Sonnets: There is a narrative arc to these sonnets. Let's also explore what is the best page online to use for the best student experience.
  • Sonnet 18: we'll use this sonnet as a model to start reading sonnets.
  • Let's read these other sonnets: 19, 2, 3, 29, 30, 33, 35, 54, 55, 63, 64, 65, 66, 73, 104.

  • Celebrate Shakespeare's skill to create strong characters: Hamlet = Renaissance prince, studying philosophy, who must figure out what is the nature of the Ghost's message.
  • Trace elements of binary thinking in Hamlet's language.
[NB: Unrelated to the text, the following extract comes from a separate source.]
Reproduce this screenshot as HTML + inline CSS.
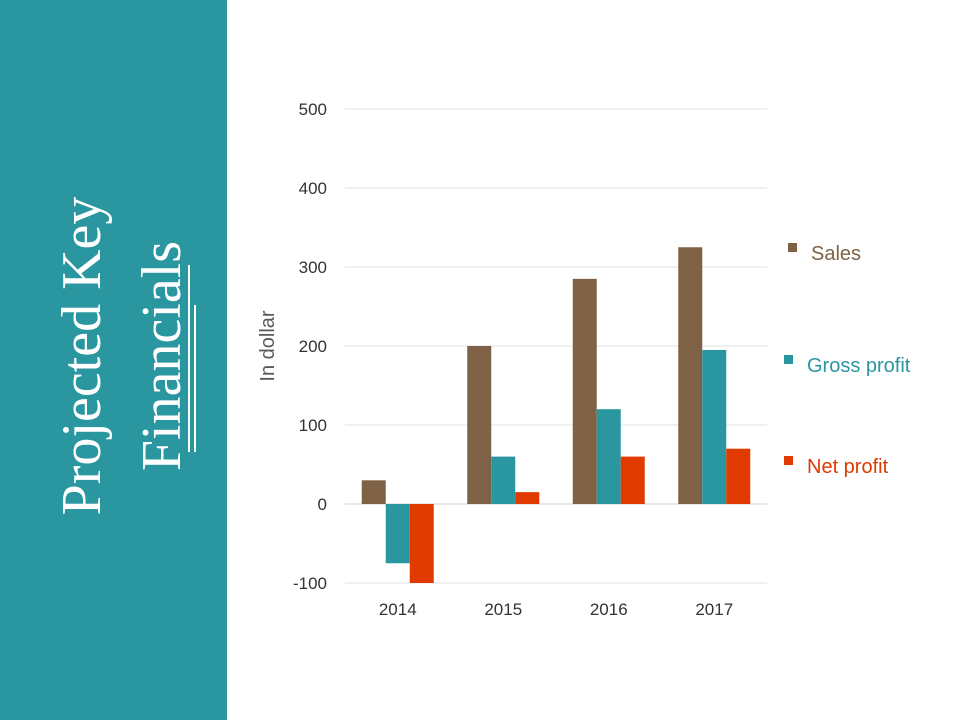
<!DOCTYPE html>
<html><head><meta charset="utf-8"><style>
html,body{margin:0;padding:0;background:#fff;}
svg{display:block;font-family:"Liberation Sans",sans-serif;}
</style></head><body>
<svg width="960" height="720" viewBox="0 0 960 720">
<rect x="0" y="0" width="227" height="720" fill="#2a96a0"/>
<g font-family="Liberation Serif, serif" fill="#fff" font-size="56">
<text transform="translate(100,356) rotate(-90)" text-anchor="middle">Projected Key</text>
<text transform="translate(180,356) rotate(-90)" text-anchor="middle">Financials</text>
</g>
<line x1="189" y1="265" x2="189" y2="452" stroke="#fff" stroke-width="2"/>
<line x1="195" y1="305" x2="195" y2="452" stroke="#fff" stroke-width="2"/>
<g id="grid"></g>
<g id="yticks" font-size="17" fill="#333"></g>
<g id="bars"></g>
<g id="xticks" font-size="17" fill="#333"></g>
<text transform="translate(274,346) rotate(-90)" text-anchor="middle" font-size="20" fill="#595959">In dollar</text>
<g id="legend" font-size="20"></g>
</svg>
<script>
const categories=["2014","2015","2016","2017"];
const seriesNames=["Sales","Gross profit","Net profit"];
const sales=[30,200,285,325];
const gross=[-75,60,120,195];
const net=[-100,15,60,70];
const yTicks=[-100,0,100,200,300,400,500];
const colors=["#7f6145","#2a96a0","#e03a00"];
const series=[sales,gross,net];
const NS="http://www.w3.org/2000/svg";
const x0=345,x1=767,yMin=-100,yMax=500,py0=583,py1=109;
const y=v=>py0+(v-yMin)/(yMax-yMin)*(py1-py0);
const band=(x1-x0)/categories.length;
const bw=24;
function mk(t,a,p){const e=document.createElementNS(NS,t);for(const k in a)e.setAttribute(k,a[k]);p.appendChild(e);return e;}
const grid=document.getElementById('grid'),yt=document.getElementById('yticks');
yTicks.forEach(v=>{
 const l=mk('line',{x1:x0,x2:x1,y1:y(v),y2:y(v),stroke:v===0?'#d0d0d0':'#e0e0e0','stroke-width':1},grid);
 
 
 const t=mk('text',{x:327,y:y(v)+6,'text-anchor':'end'},yt);t.textContent=v;
 
 
});
const bars=document.getElementById('bars'),xt=document.getElementById('xticks');
categories.forEach((c,i)=>{
 const cx=x0+band*(i+0.5);
 series.forEach((s,j)=>{
  const v=s[i];const bx=cx-bw*1.5+bw*j;
  const r=mk('rect',{x:bx,y:Math.min(y(v),y(0)),width:bw,height:Math.abs(y(v)-y(0)),fill:colors[j]},bars);
  
  
 });
 const t=mk('text',{x:cx,y:615,'text-anchor':'middle'},xt);t.textContent=c;
 
 
});
const lg=document.getElementById('legend');
const ly=[253,365,466];
seriesNames.forEach((n,j)=>{
 const g=mk('g',{},lg);
 
 
 mk('rect',{x:j===0?788:784,y:ly[j]-10,width:9,height:9,fill:colors[j]},g);
 const t=mk('text',{x:j===0?811:807,y:ly[j]+7,fill:colors[j]},g);t.textContent=n;
});
</script>
</body></html>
  • How does Shakespeare mention Hamlet before we hear about the hero?
  • Appreciate Shakespeare's use of minor characters to illuminate tragedy of Hamlet.

Macbeth: While we read it during our final stages of drafting our research paper, let’s juxtapose its tragic elements to Hamlet.
  • Appreciate how this is Shakespeare's shortest tragedy. (Lincoln's favorite play, too).
  • How does Shakespeare mention Macbeth before we hear about the hero? Why is Lady Macbeth introduced after her husband?
  • How does the supernatural elements and the nighttime setting illuminate the main characters?
  • Juxtapose Hamlet’s hesitation with the Macbeth family’s ambition.
  • What are Macbeth's dimensions of conflict regarding self, family, nation, international, and cosmic?